Newsweek contacted the Minnesota National Guard, Donald Trump’s presidential election team and Pete Hegseth, via the Fox News press office, for comment on Wednesday by email outside of regular office hours.
In January 2021 The Associated Press reported 12 National Guard members had been removed from guarding Biden’s inauguration after they were linked to “right-wing militia groups,” or found to have “posted extremist views online.”
In a post on X, formerly Twitter, CBS News reporter Jim LaPorta said one of these 12 National Guard members was Hegseth.
The Pentagon authorized the deployment of up to 25,000 National Guard troops to protect Biden’s inauguration on 20 January. It followed the January 6 Capitol Hill riot during which hundreds of Trump supporters stormed Congress in a bid to prevent Biden’s election victory from being ratified. In the ensuing violence one Trump supporter was shot dead and dozens of police officers were injured.
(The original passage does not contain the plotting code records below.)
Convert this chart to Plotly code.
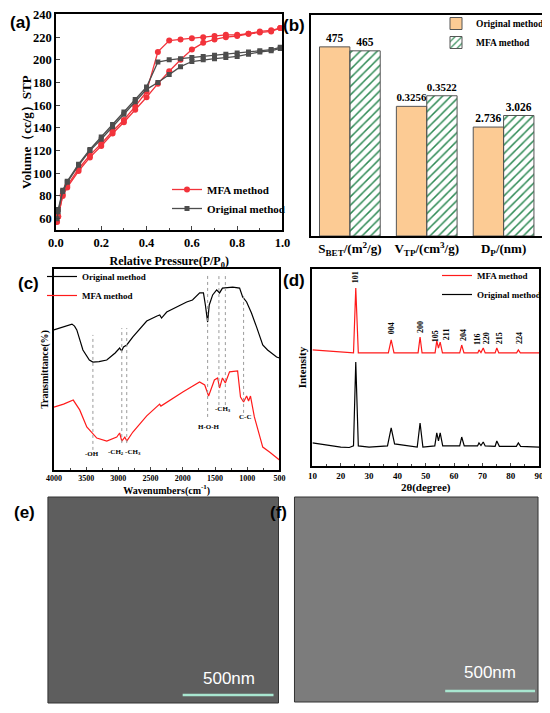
import plotly.graph_objects as go
from plotly.subplots import make_subplots

# the page puts the figure 8px in from the top-left corner
OFF = 8
W, H = 550 - OFF, 713 - OFF
SERIF = "Liberation Serif"
SANS = "Liberation Sans"
RED = "#F2333B"
GRAY = "#4D4D4D"

# (a) N2 adsorption-desorption isotherms
P_REL = [0.005, 0.01, 0.03, 0.05, 0.1, 0.15, 0.2, 0.25, 0.3, 0.35, 0.4, 0.45,
         0.5, 0.55, 0.6, 0.65, 0.7, 0.75, 0.8, 0.85, 0.9, 0.95, 0.99]
MFA_ADS = [57, 62, 80, 87.5, 102, 114, 124, 135, 145, 156, 167, 179,
           190, 200, 209, 215, 218, 220, 221, 223, 224, 225, 228]
MFA_DES = [62, 81, 89, 104, 116, 126, 137, 147, 159, 172, 207,
           217, 218, 219, 220, 221, 222, 222, 223, 225, 226, 228]
ORIG_ADS = [60, 66, 84, 92, 107, 120, 130, 141, 152, 163, 174, 180,
            187, 194, 198.5, 200, 201, 202, 203, 205, 207, 208, 210]
ORIG_DES = [68, 85, 93, 108, 121, 132, 143, 154, 165, 176, 198,
            200, 201, 202, 203, 204, 205, 206, 207, 208, 209, 211]
VOL_TICKS = [60, 80, 100, 120, 140, 160, 180, 200, 220, 240]

# (b) textural parameters
PARAMS = ["S<sub>BET</sub>/(m<sup>2</sup>/g)", "V<sub>TP</sub>/(cm<sup>3</sup>/g)", "D<sub>P</sub>/(nm)"]
ORIG_VALS = [475, 0.3256, 2.736]
MFA_VALS = [465, 0.3522, 3.026]
ORIG_TEXT = ["475", "0.3256", "2.736"]
MFA_TEXT = ["465", "0.3522", "3.026"]
BAR_SCALE = [1, 1000, 100]

# (c) FTIR spectra (arbitrary transmittance units)
WN_ORIG = [4000, 3850, 3720, 3680, 3645, 3550, 3450, 3395, 3300, 3180, 3050, 2980,
           2950, 2920, 2870, 2775, 2560, 2400, 2358, 2330, 2250, 1940, 1850, 1738,
           1680, 1650, 1615, 1590, 1537, 1475, 1430, 1385, 1227, 1119, 1072, 1010,
           935, 855, 760, 685, 545, 500]
T_ORIG = [69.7, 71.1, 72.6, 71.6, 69.7, 59.7, 54.7, 53.7, 53.9, 54.7, 58.2, 60.7,
          59.2, 61.2, 62.2, 66.2, 74.1, 76.6, 77.1, 75.6, 78.6, 83.6, 84.6, 88.1,
          88.1, 82.1, 73.6, 82.1, 87.1, 89.6, 88.1, 90.5, 91.0, 90.5, 86.1, 83.6,
          78.1, 71.1, 62.2, 59.7, 56.2, 55.7]
WN_MFA = [4000, 3850, 3700, 3600, 3490, 3335, 3180, 3025, 2980, 2947, 2900, 2870,
          2775, 2560, 2360, 2340, 2000, 1740, 1660, 1600, 1510, 1460, 1430, 1385,
          1340, 1275, 1150, 1105, 1057, 1010, 980, 950, 890, 760, 655, 500]
T_MFA = [31.3, 32.8, 34.8, 29.9, 21.4, 15.9, 14.4, 16.4, 18.4, 14.4, 16.4, 14.4,
         18.9, 26.9, 32.8, 31.8, 38.8, 43.8, 42.3, 36.8, 44.8, 45.8, 40.8, 45.8,
         43.3, 48.8, 49.3, 36.3, 33.8, 36.8, 34.3, 36.8, 26.4, 11.4, 9.0, 5.0]
BAND_WN = [3395, 2947, 2870, 1615, 1440, 1340, 1057]
BAND_TOP = [67.2, 70.6, 70.6, 98, 98, 98, 88]
BAND_BOTTOM = [10.0, 13.4, 13.4, 26.4, 32.3, 32.3, 28.4]
BAND_LABELS = ["-OH", "-CH<sub>2</sub> -CH<sub>3</sub>", "H-O-H", "-CH<sub>3</sub>", "C-C"]
BAND_LABEL_WN = [3411, 2900, 1600, 1382, 1041]
BAND_LABEL_T = [8.0, 9.0, 21.4, 30.3, 26.4]

# (d) XRD patterns (arbitrary intensity units)
TT_ORIG = [10, 15, 20, 23, 24.5, 25.3, 26.2, 30, 36.5, 37.8, 39, 47, 48, 49,
           53.2, 53.9, 54.5, 55.1, 56, 62, 62.7, 63.6, 68.3, 68.8, 69.5, 70.3, 71,
           74.5, 75.1, 76, 82, 82.7, 83.5, 90]
I_ORIG = [11.7, 10.7, 9.6, 9.4, 10.2, 52.8, 10.2, 9.6, 10.2, 19.3, 11.2, 9.6, 21.8, 9.6,
          10.2, 16.8, 12.7, 16.8, 10.2, 10.2, 14.7, 10.2, 10.2, 11.7, 10.4, 12.2, 10.2,
          10.0, 12.7, 10.0, 10.0, 11.7, 10.0, 9.6]
TT_MFA = [10, 20, 24.5, 25.3, 26.2, 30, 36.8, 37.8, 38.8, 47.3, 48, 48.7,
          53.3, 53.9, 54.5, 55.1, 55.9, 62, 62.7, 63.5, 68.4, 68.8, 69.5, 70.3, 71,
          74.5, 75.1, 75.8, 82.1, 82.7, 83.4, 90]
I_MFA = [58.9, 57.9, 57.4, 90.4, 57.4, 57.4, 57.4, 64.0, 57.4, 57.4, 65.5, 57.4,
         57.4, 63.5, 59.9, 62.9, 57.4, 57.4, 61.4, 57.4, 57.4, 58.9, 57.6, 59.9, 57.4,
         57.4, 59.9, 57.4, 57.4, 58.9, 57.4, 57.4]
HKL = ["101", "004", "200", "105", "211", "204", "116", "220", "215", "224"]
HKL_X = [25.5, 38.2, 48.4, 53.7, 57.2, 63.2, 68.5, 71.7, 76.3, 83.3]
HKL_Y = [96.0, 70.1, 70.6, 66.0, 67.0, 66.5, 64.5, 65.0, 65.0, 65.0]


def fx(x):
    # page pixel -> paper fraction
    return (x - OFF) / W


def fy(y):
    return 1 - (y - OFF) / H


def bold(size):
    return dict(family=SERIF, size=size, color="black", weight="bold")


def paper_text(text, x, y, font, angle=0):
    fig.add_annotation(x=fx(x), y=fy(y), xref="paper", yref="paper", text=text,
                       showarrow=False, xanchor="center", yanchor="middle",
                       textangle=angle, font=font)


fig = make_subplots(rows=2, cols=2)

# (a)
fig.add_trace(go.Scatter(x=P_REL, y=MFA_ADS, name="MFA method", legendgroup="mfa",
                         mode="lines+markers", line=dict(color=RED, width=1.3),
                         marker=dict(symbol="circle", size=6, color=RED),
                         legend="legend"), row=1, col=1)
fig.add_trace(go.Scatter(x=P_REL[1:], y=MFA_DES, name="MFA method", legendgroup="mfa",
                         showlegend=False, mode="lines+markers",
                         line=dict(color=RED, width=1.3),
                         marker=dict(symbol="circle", size=6, color=RED)), row=1, col=1)
fig.add_trace(go.Scatter(x=P_REL, y=ORIG_ADS, name="Original method", legendgroup="orig",
                         mode="lines+markers", line=dict(color=GRAY, width=1.3),
                         marker=dict(symbol="square", size=5, color=GRAY),
                         legend="legend"), row=1, col=1)
fig.add_trace(go.Scatter(x=P_REL[1:], y=ORIG_DES, name="Original method", legendgroup="orig",
                         showlegend=False, mode="lines+markers",
                         line=dict(color=GRAY, width=1.3),
                         marker=dict(symbol="square", size=5, color=GRAY)), row=1, col=1)

# (b)
orig_h = [v * s for v, s in zip(ORIG_VALS, BAR_SCALE)]
mfa_h = [v * s for v, s in zip(MFA_VALS, BAR_SCALE)]
fig.add_trace(go.Bar(x=PARAMS, y=orig_h, name="Original method", text=ORIG_TEXT,
                     textposition="outside", textfont=bold(11.5), cliponaxis=False,
                     marker=dict(color="#FCCB94", line=dict(color="#555555", width=1)),
                     legend="legend2"), row=1, col=2)
fig.add_trace(go.Bar(x=PARAMS, y=mfa_h, name="MFA method", text=MFA_TEXT,
                     textposition="outside", textfont=bold(11.5), cliponaxis=False,
                     marker=dict(color="#74D49C", line=dict(color="#555555", width=1),
                                 pattern=dict(shape="/", fgcolor="#2F8A55", size=6,
                                              solidity=0.25)),
                     legend="legend2"), row=1, col=2)

# (c)
fig.add_trace(go.Scatter(x=WN_ORIG, y=T_ORIG, name="Original method", mode="lines",
                         line=dict(color="black", width=1.2), legend="legend3"),
              row=2, col=1)
fig.add_trace(go.Scatter(x=WN_MFA, y=T_MFA, name="MFA method", mode="lines",
                         line=dict(color="#FF1A1A", width=1.2), legend="legend3"),
              row=2, col=1)

# (d)
fig.add_trace(go.Scatter(x=TT_MFA, y=I_MFA, name="MFA method", mode="lines",
                         line=dict(color="#FF1A1A", width=1.2), legend="legend4"),
              row=2, col=2)
fig.add_trace(go.Scatter(x=TT_ORIG, y=I_ORIG, name="Original method", mode="lines",
                         line=dict(color="black", width=1.2), legend="legend4"),
              row=2, col=2)

frame = dict(showline=True, linecolor="black", linewidth=1.5, mirror=True,
             showgrid=False, zeroline=False, automargin=False)

fig.update_xaxes(frame)
fig.update_yaxes(frame)

fig.update_xaxes(domain=[fx(56), fx(283)], range=[0, 1.0], dtick=0.2, tickformat=".1f",
                 ticks="inside", ticklen=4, minor=dict(ticks="inside", ticklen=2, dtick=0.1),
                 tickfont=bold(12.5),
                 title=dict(text="Relative Pressure(P/P<sub>0</sub>)", font=bold(12), standoff=8),
                 row=1, col=1)
fig.update_yaxes(domain=[fy(230), fy(14)], range=[50, 240.4], tickmode="array",
                 tickvals=VOL_TICKS, ticks="inside", ticklen=4, tickfont=bold(12.5),
                 ticklabeloverflow="allow", row=1, col=1)

fig.update_xaxes(domain=[fx(312), fx(543)], tickfont=bold(13), ticks="", tickangle=0,
                 row=1, col=2)
fig.update_yaxes(domain=[fy(236), fy(15)], range=[0, 555], showticklabels=False,
                 ticks="", row=1, col=2)

fig.update_xaxes(domain=[fx(54), fx(280)], range=[4000, 500], dtick=500, ticks="inside",
                 ticklen=3, minor=dict(ticks="inside", ticklen=2, dtick=250),
                 tickfont=bold(8),
                 title=dict(text="Wavenumbers(cm<sup>-1</sup>)", font=bold(10), standoff=1),
                 row=2, col=1)
fig.update_yaxes(domain=[fy(470), fy(269)], range=[0, 100], showticklabels=False,
                 ticks="", title=dict(text="Transmittance(%)", font=bold(10), standoff=2),
                 row=2, col=1)

fig.update_xaxes(domain=[fx(313), fx(540)], range=[10, 90], dtick=10, ticks="inside",
                 ticklen=3, minor=dict(ticks="inside", ticklen=2, dtick=5),
                 tickfont=bold(9),
                 title=dict(text="2θ(degree)", font=bold(11), standoff=1),
                 row=2, col=2)
fig.update_yaxes(domain=[fy(466), fy(269)], range=[0, 100], showticklabels=False,
                 ticks="", title=dict(text="Intensity", font=bold(11), standoff=2),
                 row=2, col=2)

# (a) y title, set a little below the axis centre as in the original
paper_text("Volume（cc/g）STP", 26, 132, bold(13), angle=-90)

# FTIR band guide lines
for wn, top, bottom in zip(BAND_WN, BAND_TOP, BAND_BOTTOM):
    fig.add_shape(type="line", x0=wn, x1=wn, y0=bottom, y1=top, xref="x3", yref="y3",
                  line=dict(color="#9A9A9A", width=1, dash="dot"))

for txt, wn, t in zip(BAND_LABELS, BAND_LABEL_WN, BAND_LABEL_T):
    fig.add_annotation(x=wn, y=t, xref="x3", yref="y3", text=txt, showarrow=False,
                       font=bold(7))

for txt, tt, i in zip(HKL, HKL_X, HKL_Y):
    fig.add_annotation(x=tt, y=i, xref="x4", yref="y4", text=txt, showarrow=False,
                       textangle=-90, font=bold(8))

# SEM micrographs (e) and (f): image areas with scale bars
fig.add_shape(type="rect", xref="paper", yref="paper", x0=fx(48), x1=fx(279),
              y0=fy(703), y1=fy(497), fillcolor="#5E5E5E", line=dict(color="#333333", width=1),
              layer="below")
fig.add_shape(type="rect", xref="paper", yref="paper", x0=fx(295), x1=fx(539),
              y0=fy(702), y1=fy(497), fillcolor="#7C7C7C", line=dict(color="#333333", width=1),
              layer="below")
fig.add_shape(type="line", xref="paper", yref="paper", x0=fx(183), x1=fx(274),
              y0=fy(695), y1=fy(695), line=dict(color="#A8E6D0", width=2.5))
fig.add_shape(type="line", xref="paper", yref="paper", x0=fx(446), x1=fx(536),
              y0=fy(691), y1=fy(691), line=dict(color="#A8E6D0", width=2.5))
paper_text("500nm", 229, 678, dict(family=SANS, size=17, color="white"))
paper_text("500nm", 491, 672, dict(family=SANS, size=17, color="white"))

# panel letters
for letter, x, y in [("(a)", 21, 22), ("(b)", 295, 25), ("(c)", 29, 283),
                     ("(d)", 295, 280), ("(e)", 25, 512), ("(f)", 279, 512)]:
    paper_text(letter, x, y, dict(family=SANS, size=17, color="black", weight="bold"))

fig.update_layout(
    template="none",
    width=W, height=H,
    margin=dict(l=0, r=0, t=0, b=0),
    paper_bgcolor="white", plot_bgcolor="white",
    barmode="group", bargap=0.21, bargroupgap=0,
    legend=dict(x=fx(167), y=fy(175), xanchor="left", yanchor="top", font=bold(11),
                bgcolor="rgba(0,0,0,0)", tracegroupgap=0),
    legend2=dict(x=fx(437), y=fy(9), xanchor="left", yanchor="top", font=bold(9.5),
                 bgcolor="rgba(0,0,0,0)"),
    legend3=dict(x=fx(42), y=fy(262), xanchor="left", yanchor="top", font=bold(9),
                 bgcolor="rgba(0,0,0,0)"),
    legend4=dict(x=fx(437), y=fy(261), xanchor="left", yanchor="top", font=bold(9),
                 bgcolor="rgba(0,0,0,0)"),
)

fig.write_html("out.html")
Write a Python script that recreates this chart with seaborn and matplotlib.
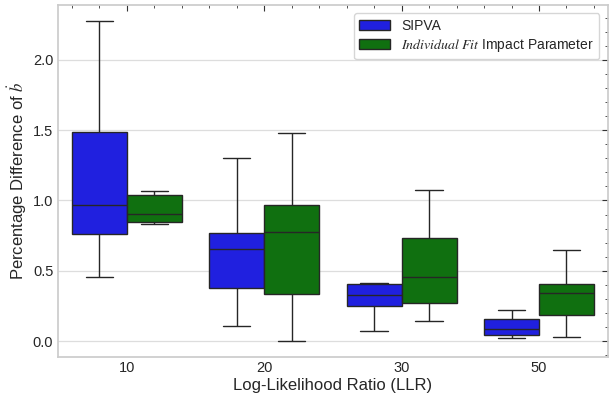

During his appearance on Ryan’s podcast Hegseth showed the tattoo that he claimed resulted in him being removed from guarding the 2020 presidential inauguration, describing it as the “Jerusalem Cross tattoo, which is just a Christian symbol.”
The Jerusalem Cross features one large cross, symbolizing Jesus Christ’s crucifixion, with an additional smaller cross in each quadrant, adding up to four smaller crosses in total. Each cross is square in design, resembling a plus sign, and extends a little further out at the end of each arm. Hegseth’s Jerusalem Cross tattoo is situated across his chest.
After Jerusalem was captured from the Muslim Fatimid Caliphate during the First Crusade in 1099 an independent Christian Kingdom of Jerusalem was founded, lasting nearly 200 years before being conquered by Islamic armies. The Jerusalem Cross was adopted as a symbol of the Kingdom of Jerusalem, one of four independent states carved out of Palestine, Lebanon and Syria by Christian warriors following the First Crusade.
In recent years some right-wing nationalist groups have adopted Crusader imagery, including depictions of Templar Knights and the Crusader slogan Deus vult, Latin for “God wills it.”